I'm using Go with the gotk3 and webkit2 libraries to try and build a web crawler that can parse JavaScript in the context of a WebKitWebView.
Thinking of performance, I'm trying to figure out what would be the best way to have it crawl concurrently (if not in parallel, with multiple processors), using all available resources.
GTK and everything with threads and goroutines are pretty new to me. Reading from the gotk3 goroutines example, it states:
Native GTK is not thread safe, and thus, gotk3's GTK bindings may not be used from other goroutines. Instead, glib.IdleAdd() must be used to add a function to run in the GTK main loop when it is in an idle state.

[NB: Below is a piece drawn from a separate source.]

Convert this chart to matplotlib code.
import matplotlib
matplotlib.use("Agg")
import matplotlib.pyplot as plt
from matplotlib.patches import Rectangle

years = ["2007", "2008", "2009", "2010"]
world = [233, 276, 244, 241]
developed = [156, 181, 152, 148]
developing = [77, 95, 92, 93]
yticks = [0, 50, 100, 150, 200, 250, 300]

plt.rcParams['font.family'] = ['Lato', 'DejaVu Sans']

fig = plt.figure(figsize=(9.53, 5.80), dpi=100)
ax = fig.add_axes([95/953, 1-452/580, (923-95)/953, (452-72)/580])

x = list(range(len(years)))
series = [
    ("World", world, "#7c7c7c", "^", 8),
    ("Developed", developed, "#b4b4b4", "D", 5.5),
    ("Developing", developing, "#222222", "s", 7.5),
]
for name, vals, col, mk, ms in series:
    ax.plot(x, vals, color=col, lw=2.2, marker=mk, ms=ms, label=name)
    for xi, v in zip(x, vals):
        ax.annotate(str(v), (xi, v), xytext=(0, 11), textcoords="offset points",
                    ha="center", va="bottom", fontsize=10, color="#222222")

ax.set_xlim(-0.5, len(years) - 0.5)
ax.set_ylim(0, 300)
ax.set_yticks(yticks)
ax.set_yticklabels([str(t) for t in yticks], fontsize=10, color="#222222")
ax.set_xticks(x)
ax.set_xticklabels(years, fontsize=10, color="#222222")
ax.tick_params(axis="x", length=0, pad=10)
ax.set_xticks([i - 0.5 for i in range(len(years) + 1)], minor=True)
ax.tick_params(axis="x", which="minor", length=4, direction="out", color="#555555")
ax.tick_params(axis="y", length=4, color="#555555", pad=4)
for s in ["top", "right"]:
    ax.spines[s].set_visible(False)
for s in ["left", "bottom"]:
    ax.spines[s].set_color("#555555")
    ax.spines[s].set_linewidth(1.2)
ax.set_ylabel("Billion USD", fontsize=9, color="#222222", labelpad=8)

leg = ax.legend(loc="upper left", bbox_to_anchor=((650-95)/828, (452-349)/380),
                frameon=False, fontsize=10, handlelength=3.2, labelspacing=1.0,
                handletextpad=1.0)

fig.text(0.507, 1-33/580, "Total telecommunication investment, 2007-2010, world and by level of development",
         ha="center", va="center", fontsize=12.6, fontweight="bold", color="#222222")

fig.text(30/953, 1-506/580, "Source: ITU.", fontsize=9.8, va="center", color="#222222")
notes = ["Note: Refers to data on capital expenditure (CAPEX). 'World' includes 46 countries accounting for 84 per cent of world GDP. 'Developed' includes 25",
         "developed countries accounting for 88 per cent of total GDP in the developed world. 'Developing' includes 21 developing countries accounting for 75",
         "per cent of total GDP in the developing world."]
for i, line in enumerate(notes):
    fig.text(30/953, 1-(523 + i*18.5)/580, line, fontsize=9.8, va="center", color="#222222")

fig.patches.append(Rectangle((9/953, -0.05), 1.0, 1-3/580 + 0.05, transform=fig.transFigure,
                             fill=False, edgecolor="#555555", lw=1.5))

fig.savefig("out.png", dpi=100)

Go will panic and show a stack trace when I try to run a function, which creates a new WebView, in a goroutine. I'm not exactly sure why this happens, but I think it has something to do with this comment. An example is shown below.
Current Code
Here's my current code, which has been adapted from the webkit2 example:
package main
import (
"fmt"
"github.com/gotk3/gotk3/glib"
"github.com/gotk3/gotk3/gtk"
"github.com/sourcegraph/go-webkit2/webkit2"
"github.com/sqs/gojs"
)
func crawlPage(url string) {
web := webkit2.NewWebView()
web.Connect("load-changed", func(_ *glib.Object, i int) {
loadEvent := webkit2.LoadEvent(i)
switch loadEvent {
case webkit2.LoadFinished:
fmt.Printf("Load finished for: %v
", url)
web.RunJavaScript("window.location.hostname", func(val *gojs.Value, err error) {
if err != nil {
fmt.Println("JavaScript error.")
} else {
fmt.Printf("Hostname (from JavaScript): %q
", val)
}
//gtk.MainQuit()
})
}
})
glib.IdleAdd(func() bool {
web.LoadURI(url)
return false
})
}
func main() {
gtk.Init(nil)
crawlPage("https://www.google.com")
crawlPage("https://www.yahoo.com")
crawlPage("https://github.com")
crawlPage("http://deelay.me/2000/http://deelay.me/img/1000ms.gif")
gtk.Main()
}
It seems that creating a new WebView for each URL allows them to load concurrently. Having glib.IdleAdd()
running in a goroutine, as per the gotk3 example, doesn't seem to have any effect (although I'm only doing a visual benchmark):
go glib.IdleAdd(func() bool { // Works
web.LoadURI(url)
return false
})
However, trying to create a goroutine for each crawlPage()
call ends in a panic:
go crawlPage("https://www.google.com") // Panics and shows stack trace
I can run web.RunJavaScript()
in a goroutine without issue:
switch loadEvent {
case webkit2.LoadFinished:
fmt.Printf("Load finished for: %v
", url)
go web.RunJavaScript("window.location.hostname", func(val *gojs.Value, err error) { // Works
if err != nil {
fmt.Println("JavaScript error.")
} else {
fmt.Printf("Hostname (from JavaScript): %q
", val)
}
//gtk.MainQuit()
})
}
Best Method?
The current methods I can think of are:
- Spawn new WebViews to crawl each page, as shown in the current code. Track how many WebViews are opened and either continually delete and create new ones, or reuse a set number created initially, to where all available resources on the machine are used. Would this be limited in terms of processor cores being used?
- Basic idea of #1, but running the binary multiple times (instead of one gocrawler process running on the machine, have four) to utilize all cores/resources.
- Run the GUI (gtk3) portion of the app in its own goroutine. I could then pass data to other goroutines which do their own heavy processing, such as searching through content.
What would actually be the best way to run this code concurrently, if possible, and max out performance?
Update
Method 1 and 2 are probably out of the picture, as I ran a test by spawning ~100 WebViews and they seem to load synchronously.